The second challenge facing American rules is leakage, such as smuggling, diversion of exports, and illicit transfers of technology. Chips are very small, and the most advanced ones now restricted from export to China, such as Nvidia’s H-100 processor, could become the target of smuggling operations. Again, a multilateral approach involving all allies and likeminded governments will be crucial for American efforts to work.
Despite these challenges, the Biden administration’s new rules are a game changer. They have escalated the U.S.-China chip war to a level far beyond the more scattershot sanctions of the Trump administration. Mincing no words, they represent an active policy to strangulate large segments of Chinese high-technology innovation. After all, China still depends on the rest of the world for microchips, costing it more each year than it spends on oil.

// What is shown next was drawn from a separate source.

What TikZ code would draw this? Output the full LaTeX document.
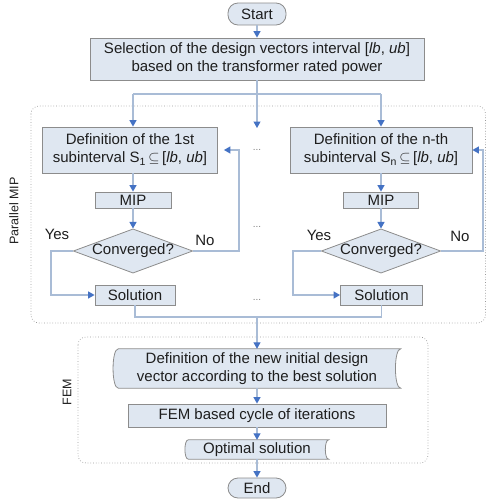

Now, there is the possibility that the billions of dollars invested to domestically “secure” the industry could pay off for Beijing, perhaps via a breakthrough technology that goes beyond silicon as the main raw material for chips. But even such a breakthrough would take years, if not more than a decade, to translate into mass production.
For the time being, Beijing policymakers must have the uncomfortable feeling of being at the receiving end of American industrial policy. They are facing a massive American stick, and the potential of most crucial nods in the global chip manufacturing supply chain following the American lead. Even more ominously, American policymakers have taken a page out of the Chinese playbook. They are offsetting the considerable pain the sanctions will create with a juicy carrot: America’s largest investment in technology for at least the past five decades. Welcome to industrial policy a la America!